Mentre Geum-myeong cresce la Corea cambia, e anche la seconda parte di Quando la vita ti dà mandarini racconta questo cambiamento. Le Olimpiadi di Seul portano lustro al Paese ma non fanno che alimentare le disuguaglianze sociali, perché apparire bene diventa più importante che far sopravvivere i piccoli borghi di mare. Ci sono le prime elezioni dopo oltre un decennio e le donne cominciano con non poche difficoltà a farsi strada in politica, ma c’è anche la persecuzione da parte dello Stato alle sale da ballo e alle lezioni private. Tra estate e inverno la Corea si trasforma, i bambini crescono e gli adulti invecchiano. Ma ciò che più di tutto traspare in questo cambio di stagione è il senso di unità e collaborazione. Un aiuto reciproco che tutto cambia e tutto aiuta a superare.

Insieme ai personaggi di Quando la vita ti dà mandarini, in questa seconda parte sembra crescere anche la serie stessa.

Diciamo (fortunatamente) quasi del tutto addio ai pianti forzati e alle scene da soap opera per lasciare finalmente spazio a una storia che si fa sempre più intensa.
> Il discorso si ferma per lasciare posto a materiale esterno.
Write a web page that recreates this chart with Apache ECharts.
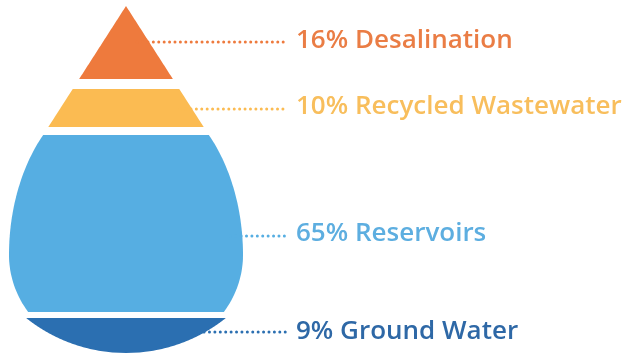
<!DOCTYPE html>
<html>
<head>
<meta charset="utf-8">
<script src="https://cdn.jsdelivr.net/npm/echarts@6/dist/echarts.min.js"></script>
<style>
html,body{margin:0;padding:0;background:#fff;}
#chart{width:628px;height:356px;}
</style>
</head>
<body>
<div id="chart"></div>
<script>
// ---- data ----
var categories = ['Desalination', 'Recycled Wastewater', 'Reservoirs', 'Ground Water'];
var shares = [16, 10, 65, 9];

// ---- styles ----
var fillColors = ['#EE7A3D', '#FBBB52', '#56AEE2', '#2B6FB1'];
var textColors = ['#EA7D45', '#F8BE5C', '#5DAEE0', '#2E68A6'];

// ---- layout (drop outline, in canvas-like units of the hidden axes) ----
var CX = 126;
var bandTop = [6, 89, 135, 318];
var bandBottom = [79, 127, 312, 353];
var labelY = [41, 107, 234, 332];
var leaderY = [42, 109, 236, 332];
var leaderEndX = 288;
var labelX = 296;

function halfWidth(y) {
  if (y <= 135) return Math.max(0, 0.642 * (y - 6));
  if (y <= 255) { var t = (255 - y) / 170; return 117 * Math.sqrt(Math.max(0, 1 - t * t)); }
  if (y <= 314) { var u = (y - 255) / 104; return 117 * Math.sqrt(Math.max(0, 1 - u * u)); }
  var R = 160, cy = 353 - R;
  return Math.sqrt(Math.max(0, R * R - (y - cy) * (y - cy)));
}

function renderItem(params, api) {
  var i = api.value(0);
  var top = bandTop[i], bot = bandBottom[i];
  var left = [], right = [];
  var steps = 60;
  for (var k = 0; k <= steps; k++) {
    var y = top + (bot - top) * k / steps;
    var hw = halfWidth(y);
    left.push(api.coord([CX - hw, y]));
    right.unshift(api.coord([CX + hw, y]));
  }
  var pts = left.concat(right);
  var ly = leaderY[i];
  var start = api.coord([CX + halfWidth(ly) - 12, ly]);
  var end = api.coord([leaderEndX, ly]);
  var tp = api.coord([labelX, labelY[i]]);
  return {
    type: 'group',
    children: [
      { type: 'polygon', shape: { points: pts }, style: { fill: fillColors[i] } },
      { type: 'line', shape: { x1: start[0], y1: start[1], x2: end[0], y2: end[1] },
        style: { stroke: fillColors[i], lineWidth: 3, lineDash: [0.01, 5.4], lineCap: 'round' } },
      { type: 'text', x: tp[0], y: tp[1],
        style: { text: api.value(1) + '% ' + categories[i], fill: textColors[i],
          font: '600 26px "Open Sans", "Noto Sans", sans-serif', textVerticalAlign: 'middle', textAlign: 'left' } }
    ]
  };
}

var chart = echarts.init(document.getElementById('chart'), null, { renderer: 'canvas' });
chart.setOption({
  animation: false,
  grid: { left: 0, right: 0, top: 0, bottom: 0 },
  xAxis: { type: 'value', min: 0, max: 628, show: false },
  yAxis: { type: 'value', min: 0, max: 356, inverse: true, show: false },
  series: [{
    type: 'custom',
    renderItem: renderItem,
    encode: { x: 0, y: 1 },
    data: categories.map(function (c, i) { return [i, shares[i]]; })
  }]
});
</script>
</body>
</html>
Il tema della morte e dell’assenza torna a fare capolino, ma lo fa in modo più empatico, più pieno e consapevole. Non lo viviamo più dal punto di vista di una bambina che si sente abbandonata ma da quello di una donna adulta, madre di due figli che non possono fare a meno di lei. Sono i dettagli in questo senso a fare la differenza: l’inquadratura di un tavolo abbandonato nel bel mezzo del pasto, una posata, una caramella. Una porzione di cibo che viene sempre lasciata lì in attesa – o forse nella speranza – che chi non c’è più torni a prenderla.

Credits: Netflix

Non vi nascondo che ho pianto, poco ma ho pianto. E non vi nascondo di aver seguito gli ultimi 4 episodi di Quando la vita ti dà mandarini con molto più interesse e piacere rispetto ai precedenti. Ma siamo ancora a metà strada, e tanto può ancora succedere. Speriamo che l’inverno non sia troppo freddo, e che ci riservi qualche bella sorpresa.